SpaceX says it has determined the cause of a launchpad explosion that destroyed a satellite in September and is ready to start launches again as early as Sunday.
An unmanned SpaceX Falcon 9 rocket exploded September 1 in Cape Canaveral, destroying a satellite that Facebook planned to use to beam high-speed internet to Africa.
That marked a setback for the California-based private space firm and its founder Elon Musk, who wants to revolutionize the launch industry by making rocket components reusable.
In a statement Monday, SpaceX said it had traced the problem to a pressure vessel in the second-stage liquid oxygen tank. It said it will change the way it fuels for now, and in the future will redesign its pressure vessels.

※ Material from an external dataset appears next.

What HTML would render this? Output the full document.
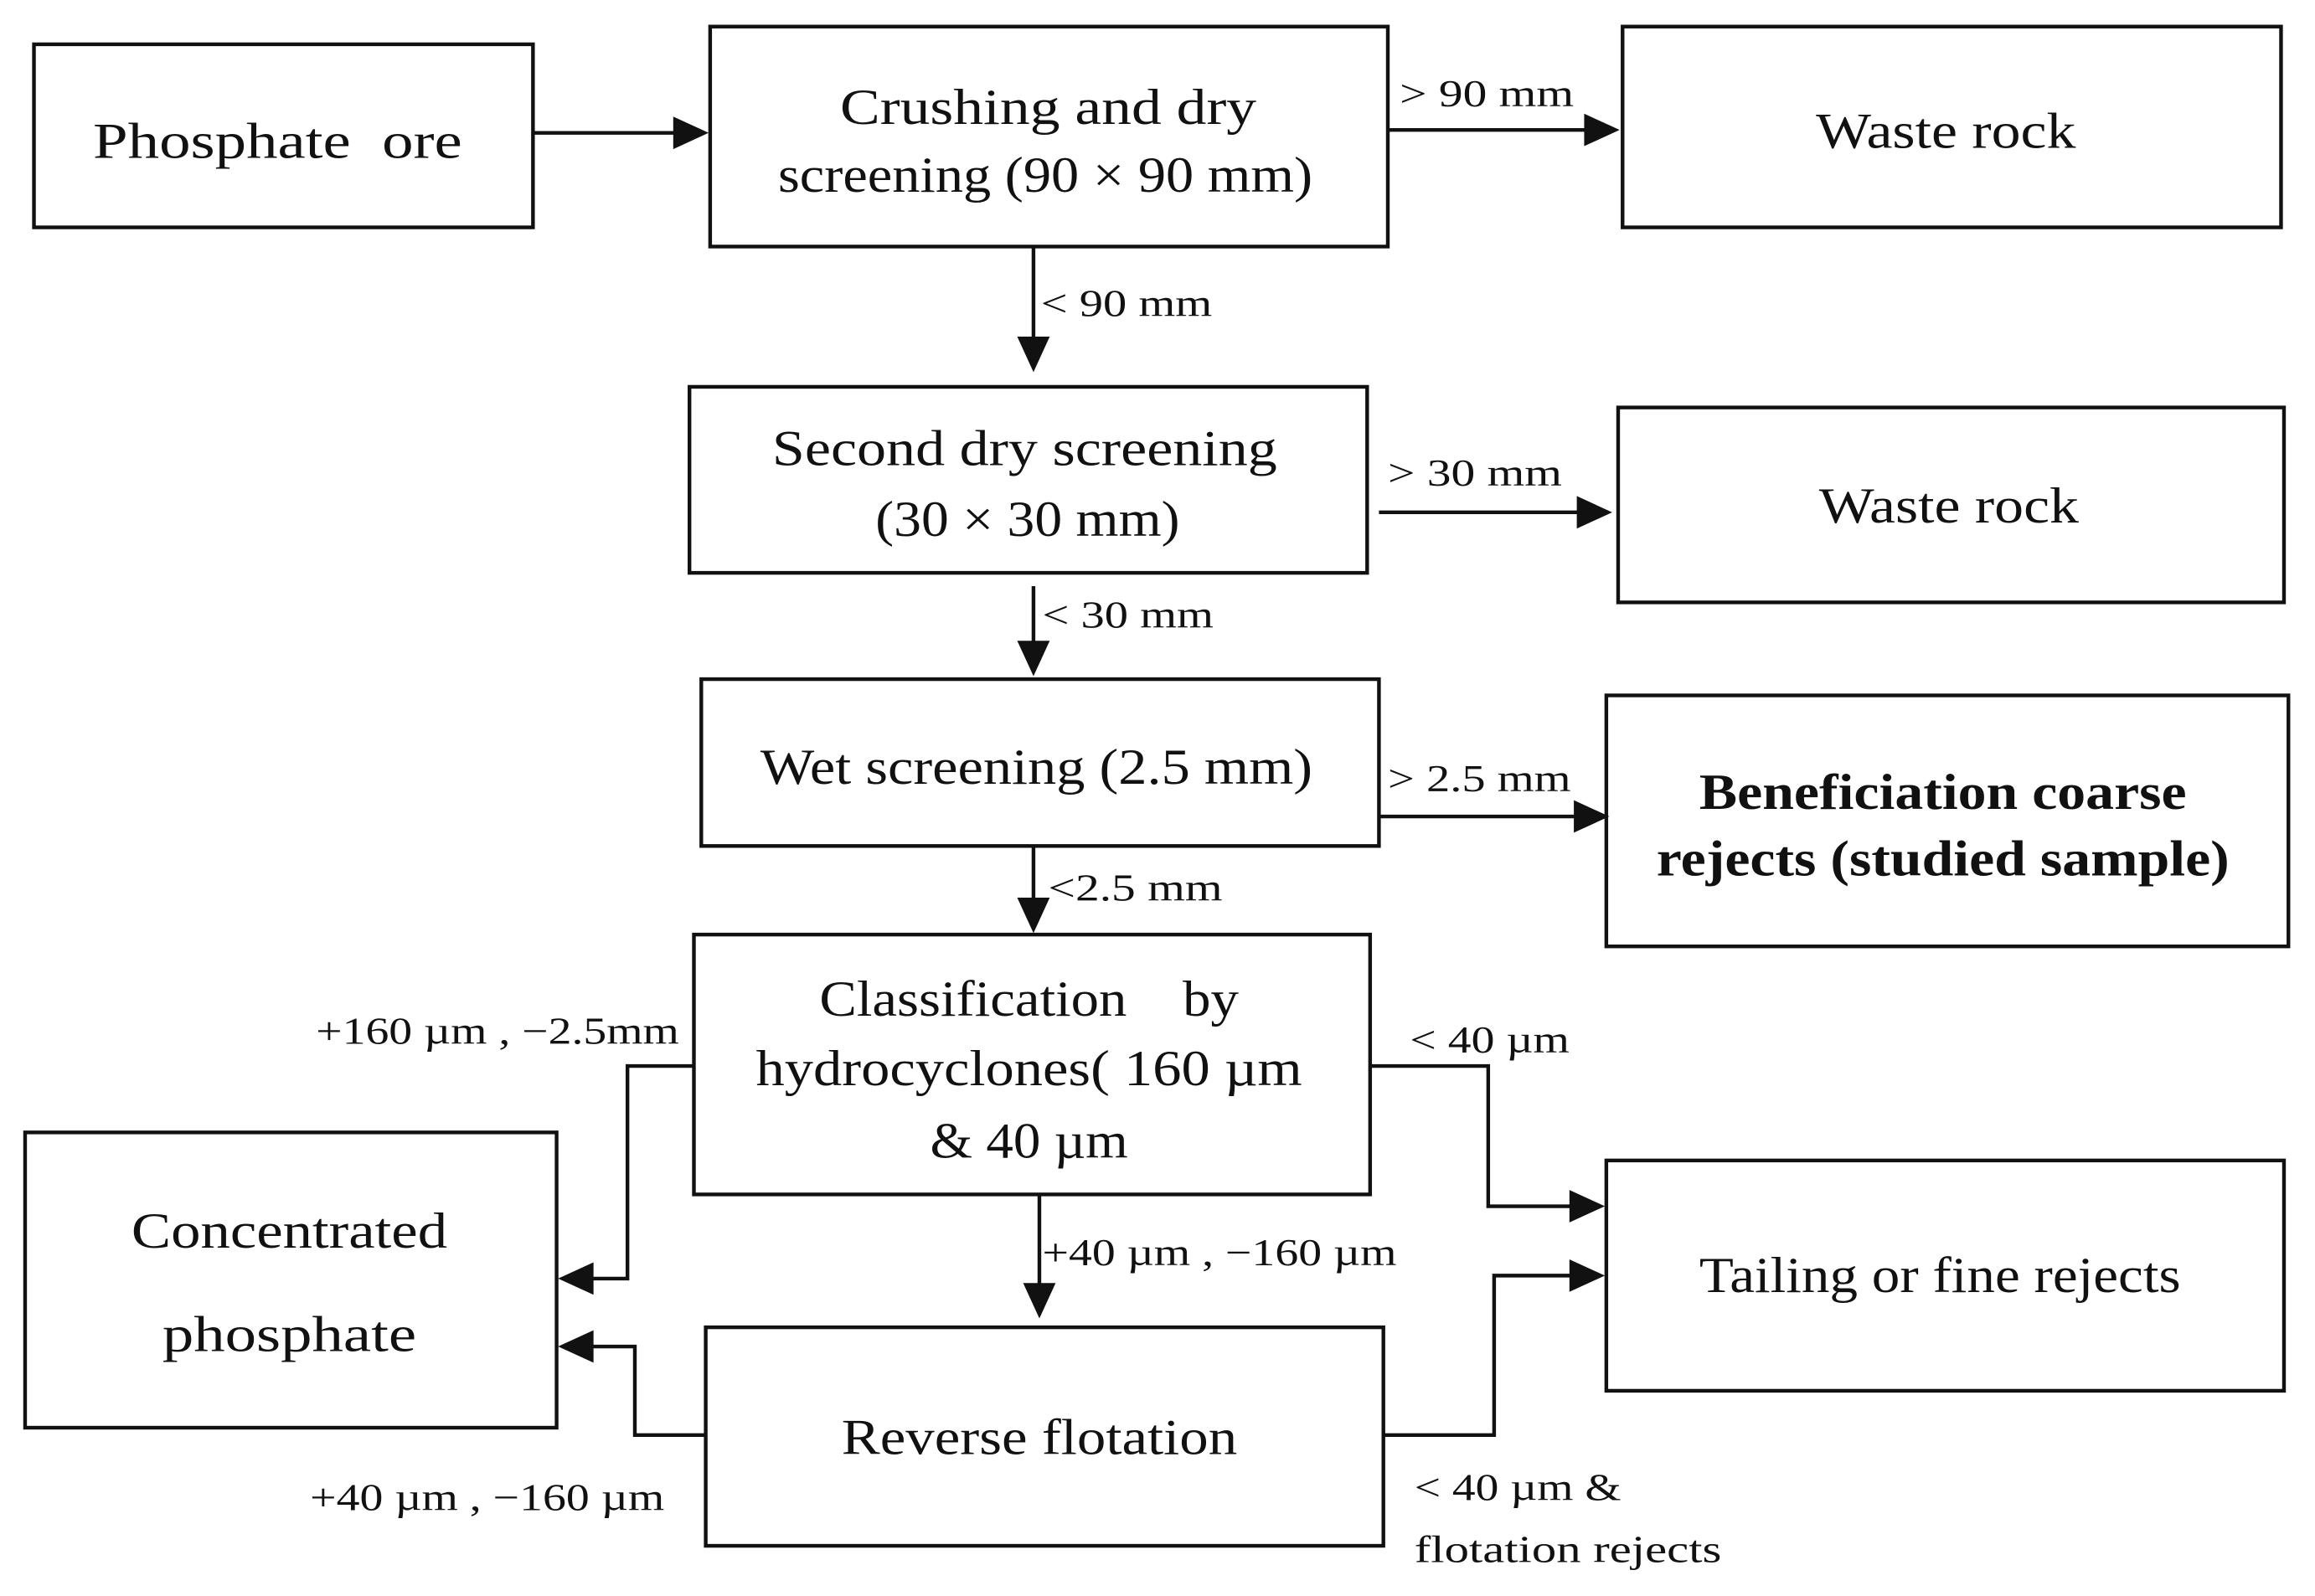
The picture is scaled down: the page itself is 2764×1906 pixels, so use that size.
<!DOCTYPE html>
<html><head><meta charset="utf-8"><style>html,body{margin:0;padding:0;background:#fff}svg{display:block}</style></head>
<body>
<svg width="2764" height="1906" viewBox="0 0 1568 1081" preserveAspectRatio="none" xmlns="http://www.w3.org/2000/svg" font-family="'Liberation Serif', serif" fill="#111">
<g fill="none" stroke="#111" stroke-width="2.5">
<rect x="23" y="30" width="338" height="124"/>
<rect x="481" y="18" width="459" height="149"/>
<rect x="1099" y="18" width="446" height="136"/>
<rect x="467" y="262" width="459" height="126"/>
<rect x="1096" y="276" width="451" height="132"/>
<rect x="475" y="460" width="459" height="113"/>
<rect x="1088" y="471" width="462" height="170"/>
<rect x="470" y="633" width="458" height="176"/>
<rect x="17" y="767" width="360" height="200"/>
<rect x="478" y="899" width="459" height="148"/>
<rect x="1088" y="786" width="459" height="156"/>
<polyline points="361,90 458,90"/>
<polyline points="940,88 1075,88"/>
<polyline points="700,167 700,230"/>
<polyline points="934,347 1070,347"/>
<polyline points="700,397 700,436"/>
<polyline points="934,553 1068,553"/>
<polyline points="700,573 700,610"/>
<polyline points="470,722 425,722 425,866 400,866"/>
<polyline points="928,722 1008,722 1008,817 1065,817"/>
<polyline points="704,809 704,871"/>
<polyline points="478,972 430,972 430,912 400,912"/>
<polyline points="937,972 1012,972 1012,864 1065,864"/>
</g>
<g fill="#111">
<polygon points="480,90 456,79 456,101"/>
<polygon points="1097,88 1073,77 1073,99"/>
<polygon points="700,252 689,228 711,228"/>
<polygon points="1092,347 1068,336 1068,358"/>
<polygon points="700,458 689,434 711,434"/>
<polygon points="1090,553 1066,542 1066,564"/>
<polygon points="700,632 689,608 711,608"/>
<polygon points="378,866 402,855 402,877"/>
<polygon points="1087,817 1063,806 1063,828"/>
<polygon points="704,893 693,869 715,869"/>
<polygon points="378,912 402,901 402,923"/>
<polygon points="1087,864 1063,853 1063,875"/>
</g>
<g font-size="34" text-anchor="middle">
<text x="188" y="107" textLength="250" lengthAdjust="spacingAndGlyphs">Phosphate&#160; ore</text>
<text x="710" y="84" textLength="282" lengthAdjust="spacingAndGlyphs">Crushing and dry</text>
<text x="708" y="130" textLength="362" lengthAdjust="spacingAndGlyphs">screening (90 × 90 mm)</text>
<text x="1318" y="100" textLength="176" lengthAdjust="spacingAndGlyphs">Waste rock</text>
<text x="694" y="315" textLength="342" lengthAdjust="spacingAndGlyphs">Second dry screening</text>
<text x="696" y="363" textLength="206" lengthAdjust="spacingAndGlyphs">(30 × 30 mm)</text>
<text x="1320" y="354" textLength="176" lengthAdjust="spacingAndGlyphs">Waste rock</text>
<text x="702" y="531" textLength="374" lengthAdjust="spacingAndGlyphs">Wet screening (2.5 mm)</text>
<text x="1316" y="548" font-weight="bold" textLength="330" lengthAdjust="spacingAndGlyphs">Beneficiation coarse</text>
<text x="1316" y="593" font-weight="bold" textLength="388" lengthAdjust="spacingAndGlyphs">rejects (studied sample)</text>
<text x="697" y="688" textLength="284" lengthAdjust="spacingAndGlyphs">Classification&#160;&#160;&#160; by</text>
<text x="697" y="735" textLength="370" lengthAdjust="spacingAndGlyphs">hydrocyclones( 160 µm</text>
<text x="697" y="784" textLength="134" lengthAdjust="spacingAndGlyphs">&amp; 40 µm</text>
<text x="196" y="845" textLength="214" lengthAdjust="spacingAndGlyphs">Concentrated</text>
<text x="196" y="915" textLength="172" lengthAdjust="spacingAndGlyphs">phosphate</text>
<text x="704" y="985" textLength="268" lengthAdjust="spacingAndGlyphs">Reverse flotation</text>
<text x="1314" y="875" textLength="326" lengthAdjust="spacingAndGlyphs">Tailing or fine rejects</text>
</g>
<g font-size="26">
<text x="948" y="72" textLength="118" lengthAdjust="spacingAndGlyphs">&gt; 90 mm</text>
<text x="705" y="214" textLength="116" lengthAdjust="spacingAndGlyphs">&lt; 90 mm</text>
<text x="940" y="329" textLength="118" lengthAdjust="spacingAndGlyphs">&gt; 30 mm</text>
<text x="706" y="425" textLength="116" lengthAdjust="spacingAndGlyphs">&lt; 30 mm</text>
<text x="940" y="536" textLength="124" lengthAdjust="spacingAndGlyphs">&gt; 2.5 mm</text>
<text x="710" y="610" textLength="118" lengthAdjust="spacingAndGlyphs">&lt;2.5 mm</text>
<text x="214" y="707" textLength="246" lengthAdjust="spacingAndGlyphs">+160 µm , −2.5mm</text>
<text x="955" y="713" textLength="108" lengthAdjust="spacingAndGlyphs">&lt; 40 µm</text>
<text x="706" y="857" textLength="240" lengthAdjust="spacingAndGlyphs">+40 µm , −160 µm</text>
<text x="210" y="1023" textLength="240" lengthAdjust="spacingAndGlyphs">+40 µm , −160 µm</text>
<text x="958" y="1016" textLength="140" lengthAdjust="spacingAndGlyphs">&lt; 40 µm &amp;</text>
<text x="958" y="1058" textLength="208" lengthAdjust="spacingAndGlyphs">flotation rejects</text>
</g>
</svg>
</body></html>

SpaceX said it hopes to launch 10 Iridium NEXT communications satellites from a base in California on Sunday.
The Federal Aviation Administration has to approve the conclusions of the SpaceX investigation of the September failure.
That accident -- the second of its kind since SpaceX was founded in 2002 -- came just over a year after a Falcon 9 rocket failed after liftoff on June 28, 2015, destroying a Dragon cargo capsule bound for the International Space Station.
Before that, SpaceX had logged 18 successful launches of the Falcon 9 -- including six of 12 planned supply missions to the ISS carried out as part of a $1.6 billion contract with NASA.
It carried out another eight successful launches since June 2015, including in August of last year when a Falcon 9 successfully placed a Japanese communications satellite in orbit, and then landed intact on a floating drone ship.
Before then the firm lost several rockets as it attempted to land them upright on an ocean platform at the end of a flight -- a crucial part of its strategy for reusable spacecraft.